By Jeff Louderback
The life of a top prospect is sometimes defined by the peaks and valleys of a stomach-churning rollercoaster. Few players reach the majors in swift and smooth fashion like Mike Trout and Bryce Harper.
In the Red Sox organization, high-ceiling prospects like shortstop Xander Bogaerts; center fielder Jackie Bradley; right-handed starting pitchers Rubby De La Rosa, Allen Webster and Matt Barnes; and left-handed starting pitcher Henry Owens are household names among fans who follow the farm system. There are other promising minor leaguers whose stock has fallen because of injuries and/or not fully realizing expectations in 2012.
Here are five Red Sox prospects who need to rebound this season to remain in the club’s long-term plans:
A supplemental first round selection out of LSU in 2010, the 23-year-old Ranaudo was expected to be near Major League ready by now. His pro debut in 2011 was respectable between low Single-A Greenville and advanced Single-A Salem (Va.), but a strained groin and shoulder fatigue plagued him last year as he was limited to nine starts and a 6.69 ERA at Double-A Portland.
There are reasons why Ranaudo was the club’s second-best prospect according to SoxProspects.com entering the 2012 campaign. And he still has the potential to match the promise of De La Roa, Barnes and Webster. Ranaudo features a plus fast ball that ranges from 1-9, a plus curve ball and a developing change-up. His shoulder is healthy again, but he re-aggravated his groin while pitching winter ball. Ranaudo is expected to be ready for spring training.
The 2013 season could be a wash for Kalish, who was one of the club’s top prospects in 2010 but has been derailed by shoulder and neck surgeries in 2011 and a procedure earlier this week to repair a torn labrum in his right (non-throwing) shoulder.
Even if he misses most of the season, Kalish is still just 24 (he will turn 25 in March), so there is time for him to become a productive Major Leaguer. Kalish can proficiently play all three outfield spots, and his left-handed bat can hit for average with some power. With Bradley and Bryce Brentz in the Red Sox system, and the possibility that Bogaerts could be moved to left field, Kalish will have competition for a roster spot in 2014, but if he can stay healthy, he could give Boston a player comparable to Tort Nixon.
Even if the Red Sox move Bogaerts to another position, they have Deven Marrero and Jose Vinicio as intriguing shortstop prospects in their minor league system. This is why 2013 is an important year for the 22-year-old Iglesias.

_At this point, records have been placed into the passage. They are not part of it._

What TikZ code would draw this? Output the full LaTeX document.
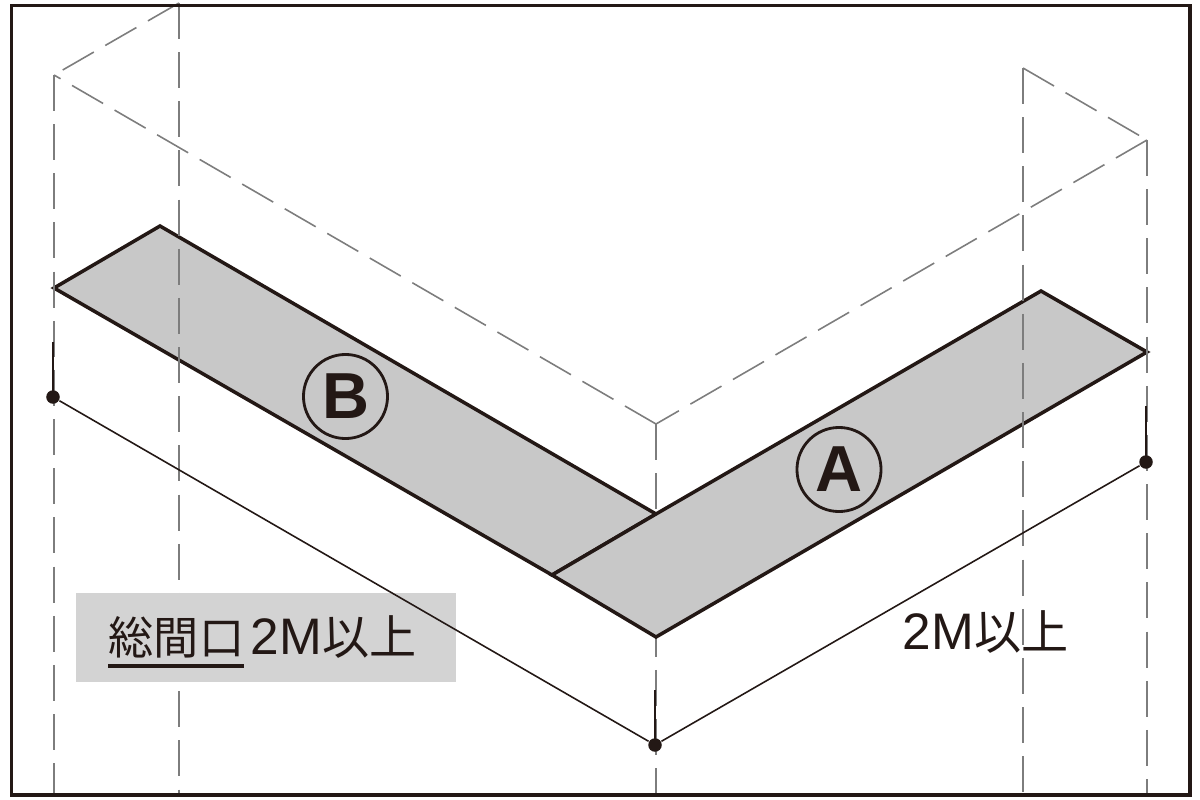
\documentclass[tikz,border=0pt]{standalone}
\usepackage{fontspec}
\setsansfont{Liberation Sans}
\newfontfamily\cjk{Noto Sans CJK JP}
\definecolor{inkblack}{HTML}{231815}
\definecolor{bandgray}{HTML}{C8C8C8}
\definecolor{boxgray}{HTML}{D3D3D3}
\definecolor{dashgray}{HTML}{7D7D7D}
\usetikzlibrary{positioning}
\newcommand{\sizetext}{{\sffamily\fontsize{14.6}{15}\selectfont 2M}{\cjk\fontsize{13.4}{15}\selectfont 以上}}
\tikzset{
	frameline/.style={draw=inkblack,line width=1.05pt},
	bandline/.style={draw=inkblack,fill=bandgray,line width=1pt,line join=miter},
	guideline/.style={draw=dashgray,line width=0.45pt,dash pattern=on 10.2pt off 3.78pt},
	measureline/.style={draw=inkblack,line width=0.45pt},
	tickline/.style={draw=inkblack,line width=0.55pt},
	dotmark/.style={circle,fill=inkblack,inner sep=0pt,minimum size=0.135cm},
	letterring/.style={circle,draw=inkblack,line width=0.8pt,minimum size=0.84cm,inner sep=0pt,font=\sffamily\bfseries\fontsize{18.5}{18.5}\selectfont,text=inkblack},
	sizelabel/.style={inner sep=0pt,text=inkblack,font=\fontsize{12.85}{13}\selectfont}
}
\begin{document}
\begin{tikzpicture}[x=0.01cm,y=-0.01cm]
	\useasboundingbox (0,0) rectangle (1200,800);
	% box corners of the room
	\coordinate (TL) at (54,75);
	\coordinate (TB) at (179,3);
	\coordinate (TC) at (656,424);
	\coordinate (TR) at (1147,140);
	\coordinate (TF) at (1023,68);
	% bands
	\coordinate (BW) at (54,288);
	\coordinate (BN) at (160,226);
	\coordinate (J) at (656,514);
	\coordinate (K) at (552,575);
	\coordinate (AN) at (1041,291);
	\coordinate (AE) at (1147,352);
	\coordinate (AS) at (656,637);

	\draw[guideline] (TC) -- (656,795);
	\draw[bandline] (BW) -- (BN) -- (J) -- (K) -- cycle;
	\draw[bandline] (K) -- (J) -- (AN) -- (AE) -- (AS) -- cycle;

	\draw[guideline] (TC) -- (TL);
	\draw[guideline] (TB) -- (TL);
	\draw[guideline] (TR) -- (TC);
	\draw[guideline] (TF) -- (TR);
	\draw[guideline] (TL) -- (54,795);
	\draw[guideline] (TB) -- (179,795);
	\draw[guideline] (TF) -- (1023,795);
	\draw[guideline] (TR) -- (1147,795);

	\node[fill=boxgray,inner sep=0pt,minimum width=3.8cm,minimum height=0.89cm] (sizebox) at (266,637.5) {};

	\node[dotmark] (P) at (53,397) {};
	\node[dotmark] (Q) at (655,745) {};
	\node[dotmark] (R) at (1146,462) {};
	\draw[measureline] (P) -- (Q) -- (R);
	\draw[tickline] (P.center) -- (53,342);
	\draw[tickline] (Q.center) -- (655,690);
	\draw[tickline] (R.center) -- (1146,406);

	\node[letterring] (ringB) at (345.5,396.5) {B};
	\node[letterring] (ringA) at (839,469.5) {A};

	\node[sizelabel,anchor=base west] (sougr) at (108,654) {\cjk 総間口};
	\node[sizelabel,right=0.05cm of sougr.base east,anchor=base west] (sousize) {\sizetext};
	\draw[inkblack,line width=0.95pt] (108,666) -- (244,666);
	\node[sizelabel,anchor=base west] (sidesize) at (902,649.5) {\sizetext};

	\draw[frameline] (11.5,5.5) rectangle (1190,795);
\end{tikzpicture}
\end{document}
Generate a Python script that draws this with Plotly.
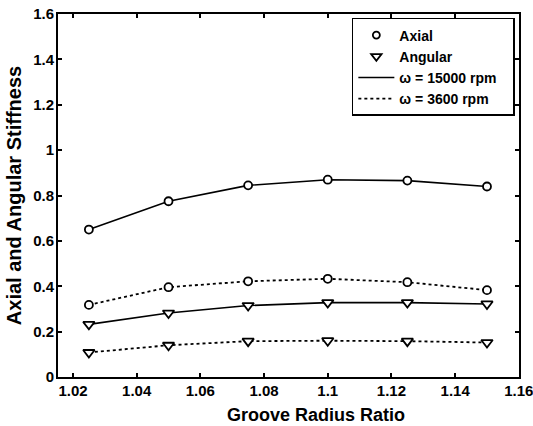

Because of his highlight worthy defense, Iglesias does not have to hit .300 or even .270 to earn a spot in the starting lineup. Yet he does need to put the ball in play more often and ideally bat at least .260. In three minor league seasons, Iglesias has a .264 average and a .624 OPS. He lacks power, but he did bat .285 at Double-A Portland in 2010 and .266 in 396 plate appearances at Pawtucket last year.
The Red Sox would like to see a more patient plate approach, and Iglesias believes that intensive conditioning this offseason will help him perform better against Major League pitching. He has a .135 average (10-for-74) in two cups of coffee with the Red Sox over the last two years.
There is still a possibility that the Red Sox will trade Jarrod Saltalamacchia before opening day and enter the season with veteran David Ross and the 25-year-old Lavarnway as the club’s catching tandem.
Boasting prodigious power potential from the right side, Lavarnway is a Yale graduate with a tremendous work ethic and has dramatically improved his defensive skills and game-calling abilities behind the plate.
There is nothing left to prove for Lavarnway at Triple-A Pawtucket. Though he batted just .157/.211/.248/.459 with two home runs and 11 RBI in 166 plate appearances in a prolonged look with the Red Sox last September, it is common for top prospects to struggle in their initial stretch against Major League pitching. Lavarnway projects to eventually hit .275 to .285 with 25 to 30 home runs per season in the majors.
Still only 23, Britton has ascended the farm system ranking, taken a dive and then climbed back up, though he is part of the second tier of pitching prospects (with Ranaudo, Brandon Workman and Brian Johnson) and not mentioned in the same category with De La Rosa, Webster and Barnes.
Showcasing a fast ball that ranges from 92-5 and a plus curve ball, Britton could remain a starter, or his Major League future could be as a late-inning reliever. The latter will likely happen since the club has so much rotation depth progressing to the high levels of the system.
The Red Sox remain high on Britton, placing and keeping him on the 40-man roster and promoting him from advanced Single-A Salem to Double-A Portland last year, even though he toted a 5.80 ERA in 10 games (including eight starts) at Salem. He responded with a 3.72 ERA and 8.1 strikeouts per nine innings with the Sea Dogs. Britton has better command during shorter stints, which is why he has a chance to emerge as an impact reliever.